Fix HF -> Torchtitan Expert Conversion Sorting Bug (#1918)

jthomy · web-flow · commit fb549717a783 · 2025-10-17T17:54:32.000-07:00
The expert_num is a string, which causes `sorted_expert_ids =
sorted(experts.keys())` to not sort correctly for Deepseek and Qwen3
(sorts lexicographically).
This means, that converting from huggingface currently results in
wrongly ordered experts.

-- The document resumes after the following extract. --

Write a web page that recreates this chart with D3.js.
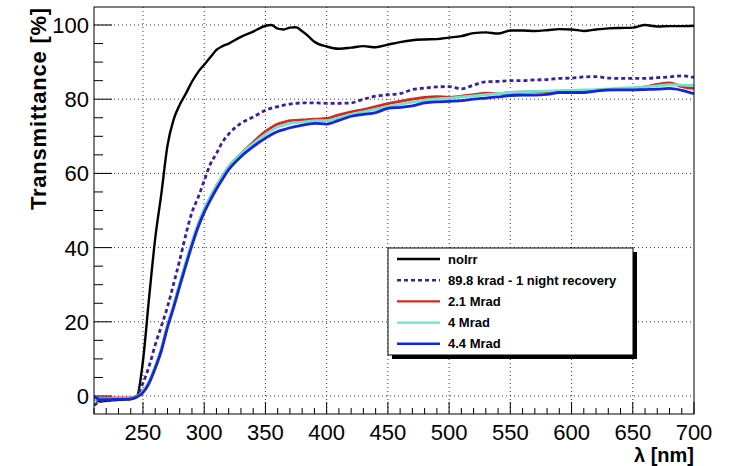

Roundtripping a state dict with more than 10
experts catches this bug.
Fix: Cast to int, as the type signature was intended.
diff --git a/torchtitan/models/deepseek_v3/model/state_dict_adapter.py b/torchtitan/models/deepseek_v3/model/state_dict_adapter.py
@@ -171,7 +171,7 @@ def from_hf(self, hf_state_dict: dict[str, Any]) -> dict[str, Any]:
                 if titan_abstract_key not in expert_weights_by_layer[layer_num]:
                     expert_weights_by_layer[layer_num][titan_abstract_key] = {}
                 expert_weights_by_layer[layer_num][titan_abstract_key][
-                    expert_num
+                    int(expert_num)
                 ] = value
 
                 if isinstance(value, DTensor):
diff --git a/torchtitan/models/qwen3/model/state_dict_adapter.py b/torchtitan/models/qwen3/model/state_dict_adapter.py
@@ -131,7 +131,7 @@ def from_hf(self, hf_state_dict: dict[str, Any]) -> dict[str, Any]:
                 if titan_abstract_key not in expert_weights_by_layer[layer_num]:
                     expert_weights_by_layer[layer_num][titan_abstract_key] = {}
                 expert_weights_by_layer[layer_num][titan_abstract_key][
-                    expert_num
+                    int(expert_num)
                 ] = value
 
                 if isinstance(value, DTensor):